* **Short task**
Return the listing below verbatim. Pictures do not belong in the copy.

* **Material provided**

-------

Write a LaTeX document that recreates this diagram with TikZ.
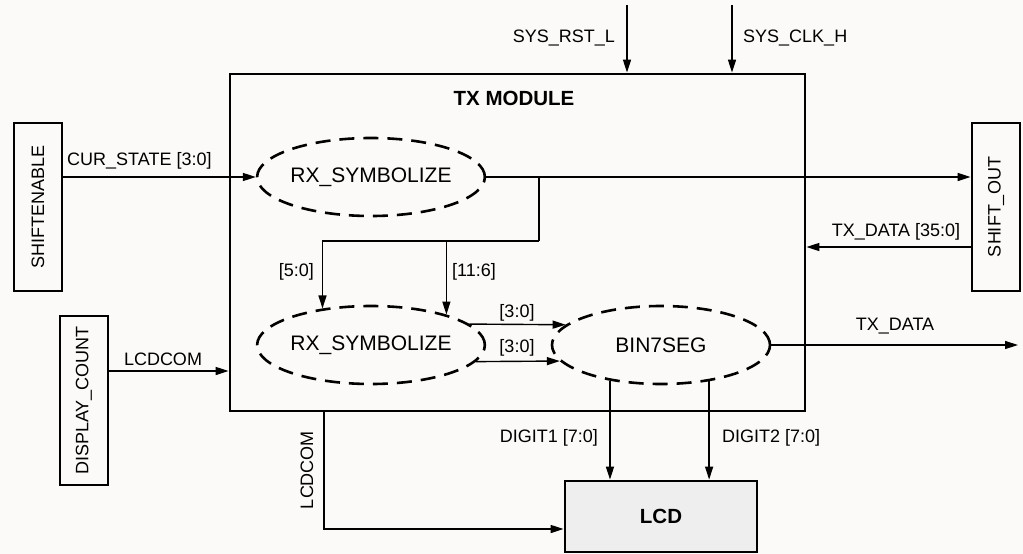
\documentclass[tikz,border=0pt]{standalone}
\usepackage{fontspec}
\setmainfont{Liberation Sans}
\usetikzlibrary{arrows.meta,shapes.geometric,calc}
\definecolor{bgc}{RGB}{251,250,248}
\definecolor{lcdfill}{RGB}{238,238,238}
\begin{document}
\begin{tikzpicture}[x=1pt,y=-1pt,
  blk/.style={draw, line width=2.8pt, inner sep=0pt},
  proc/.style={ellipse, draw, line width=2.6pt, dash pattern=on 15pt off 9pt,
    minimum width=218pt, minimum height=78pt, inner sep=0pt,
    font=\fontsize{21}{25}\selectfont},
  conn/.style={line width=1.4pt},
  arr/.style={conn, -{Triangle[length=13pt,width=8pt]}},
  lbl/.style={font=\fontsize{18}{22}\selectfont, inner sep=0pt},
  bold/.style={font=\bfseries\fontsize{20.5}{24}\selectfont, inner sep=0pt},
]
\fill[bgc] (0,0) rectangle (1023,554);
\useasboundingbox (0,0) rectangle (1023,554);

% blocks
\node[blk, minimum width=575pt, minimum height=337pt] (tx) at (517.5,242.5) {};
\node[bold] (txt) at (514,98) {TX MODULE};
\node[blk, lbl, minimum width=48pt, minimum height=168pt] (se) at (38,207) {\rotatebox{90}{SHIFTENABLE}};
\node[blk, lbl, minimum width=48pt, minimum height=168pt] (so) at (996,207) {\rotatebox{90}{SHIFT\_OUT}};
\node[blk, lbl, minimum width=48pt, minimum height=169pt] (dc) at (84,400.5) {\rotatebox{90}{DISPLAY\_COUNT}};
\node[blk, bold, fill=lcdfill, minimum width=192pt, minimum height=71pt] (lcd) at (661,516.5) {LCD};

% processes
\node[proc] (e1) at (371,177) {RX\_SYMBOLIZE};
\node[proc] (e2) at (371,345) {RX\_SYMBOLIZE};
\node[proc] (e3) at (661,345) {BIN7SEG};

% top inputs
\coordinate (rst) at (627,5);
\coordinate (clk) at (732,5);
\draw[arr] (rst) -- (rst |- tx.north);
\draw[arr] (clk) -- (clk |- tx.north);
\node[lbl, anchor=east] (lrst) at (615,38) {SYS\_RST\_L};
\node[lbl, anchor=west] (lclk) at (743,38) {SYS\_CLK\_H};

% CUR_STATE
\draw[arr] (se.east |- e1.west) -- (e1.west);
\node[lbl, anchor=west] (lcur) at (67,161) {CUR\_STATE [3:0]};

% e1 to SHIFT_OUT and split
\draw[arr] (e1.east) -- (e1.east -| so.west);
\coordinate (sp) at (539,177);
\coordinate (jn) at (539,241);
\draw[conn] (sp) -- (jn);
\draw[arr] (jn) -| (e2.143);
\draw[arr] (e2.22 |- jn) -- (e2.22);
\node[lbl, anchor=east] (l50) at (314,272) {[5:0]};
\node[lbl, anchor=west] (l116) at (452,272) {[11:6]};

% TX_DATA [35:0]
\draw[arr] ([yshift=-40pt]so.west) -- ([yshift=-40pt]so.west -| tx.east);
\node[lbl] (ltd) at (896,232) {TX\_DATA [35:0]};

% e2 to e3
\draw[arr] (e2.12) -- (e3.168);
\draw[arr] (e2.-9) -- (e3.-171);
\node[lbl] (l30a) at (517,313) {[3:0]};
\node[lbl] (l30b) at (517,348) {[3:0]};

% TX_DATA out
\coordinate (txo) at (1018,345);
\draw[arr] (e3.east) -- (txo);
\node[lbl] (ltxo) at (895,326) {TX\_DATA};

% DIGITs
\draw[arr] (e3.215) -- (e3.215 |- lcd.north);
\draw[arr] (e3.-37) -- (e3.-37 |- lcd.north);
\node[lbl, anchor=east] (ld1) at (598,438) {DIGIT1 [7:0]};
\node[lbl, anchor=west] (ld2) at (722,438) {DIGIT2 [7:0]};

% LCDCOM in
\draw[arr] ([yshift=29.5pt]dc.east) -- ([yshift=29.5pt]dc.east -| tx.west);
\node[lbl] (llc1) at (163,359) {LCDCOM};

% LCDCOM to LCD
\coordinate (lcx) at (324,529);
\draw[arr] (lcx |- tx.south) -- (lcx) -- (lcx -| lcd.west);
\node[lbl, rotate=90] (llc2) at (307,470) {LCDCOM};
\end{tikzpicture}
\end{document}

-------

* **Answer to this exercise**
Write a LaTeX document that recreates this diagram with TikZ.
\documentclass[tikz,border=0pt]{standalone}
\usepackage{fontspec}
\setmainfont{Liberation Sans}
\usetikzlibrary{arrows.meta,shapes.geometric,calc}
\definecolor{bgc}{RGB}{251,250,248}
\definecolor{lcdfill}{RGB}{238,238,238}
\begin{document}
\begin{tikzpicture}[x=1pt,y=-1pt,
  blk/.style={draw, line width=2.8pt, inner sep=0pt},
  proc/.style={ellipse, draw, line width=2.6pt, dash pattern=on 15pt off 9pt,
    minimum width=218pt, minimum height=78pt, inner sep=0pt,
    font=\fontsize{21}{25}\selectfont},
  conn/.style={line width=1.4pt},
  arr/.style={conn, -{Triangle[length=13pt,width=8pt]}},
  lbl/.style={font=\fontsize{18}{22}\selectfont, inner sep=0pt},
  bold/.style={font=\bfseries\fontsize{20.5}{24}\selectfont, inner sep=0pt},
]
\fill[bgc] (0,0) rectangle (1023,554);
\useasboundingbox (0,0) rectangle (1023,554);

% blocks
\node[blk, minimum width=575pt, minimum height=337pt] (tx) at (517.5,242.5) {};
\node[bold] (txt) at (514,98) {TX MODULE};
\node[blk, lbl, minimum width=48pt, minimum height=168pt] (se) at (38,207) {\rotatebox{90}{SHIFTENABLE}};
\node[blk, lbl, minimum width=48pt, minimum height=168pt] (so) at (996,207) {\rotatebox{90}{SHIFT\_OUT}};
\node[blk, lbl, minimum width=48pt, minimum height=169pt] (dc) at (84,400.5) {\rotatebox{90}{DISPLAY\_COUNT}};
\node[blk, bold, fill=lcdfill, minimum width=192pt, minimum height=71pt] (lcd) at (661,516.5) {LCD};

% processes
\node[proc] (e1) at (371,177) {RX\_SYMBOLIZE};
\node[proc] (e2) at (371,345) {RX\_SYMBOLIZE};
\node[proc] (e3) at (661,345) {BIN7SEG};

% top inputs
\coordinate (rst) at (627,5);
\coordinate (clk) at (732,5);
\draw[arr] (rst) -- (rst |- tx.north);
\draw[arr] (clk) -- (clk |- tx.north);
\node[lbl, anchor=east] (lrst) at (615,38) {SYS\_RST\_L};
\node[lbl, anchor=west] (lclk) at (743,38) {SYS\_CLK\_H};

% CUR_STATE
\draw[arr] (se.east |- e1.west) -- (e1.west);
\node[lbl, anchor=west] (lcur) at (67,161) {CUR\_STATE [3:0]};

% e1 to SHIFT_OUT and split
\draw[arr] (e1.east) -- (e1.east -| so.west);
\coordinate (sp) at (539,177);
\coordinate (jn) at (539,241);
\draw[conn] (sp) -- (jn);
\draw[arr] (jn) -| (e2.143);
\draw[arr] (e2.22 |- jn) -- (e2.22);
\node[lbl, anchor=east] (l50) at (314,272) {[5:0]};
\node[lbl, anchor=west] (l116) at (452,272) {[11:6]};

% TX_DATA [35:0]
\draw[arr] ([yshift=-40pt]so.west) -- ([yshift=-40pt]so.west -| tx.east);
\node[lbl] (ltd) at (896,232) {TX\_DATA [35:0]};

% e2 to e3
\draw[arr] (e2.12) -- (e3.168);
\draw[arr] (e2.-9) -- (e3.-171);
\node[lbl] (l30a) at (517,313) {[3:0]};
\node[lbl] (l30b) at (517,348) {[3:0]};

% TX_DATA out
\coordinate (txo) at (1018,345);
\draw[arr] (e3.east) -- (txo);
\node[lbl] (ltxo) at (895,326) {TX\_DATA};

% DIGITs
\draw[arr] (e3.215) -- (e3.215 |- lcd.north);
\draw[arr] (e3.-37) -- (e3.-37 |- lcd.north);
\node[lbl, anchor=east] (ld1) at (598,438) {DIGIT1 [7:0]};
\node[lbl, anchor=west] (ld2) at (722,438) {DIGIT2 [7:0]};

% LCDCOM in
\draw[arr] ([yshift=29.5pt]dc.east) -- ([yshift=29.5pt]dc.east -| tx.west);
\node[lbl] (llc1) at (163,359) {LCDCOM};

% LCDCOM to LCD
\coordinate (lcx) at (324,529);
\draw[arr] (lcx |- tx.south) -- (lcx) -- (lcx -| lcd.west);
\node[lbl, rotate=90] (llc2) at (307,470) {LCDCOM};
\end{tikzpicture}
\end{document}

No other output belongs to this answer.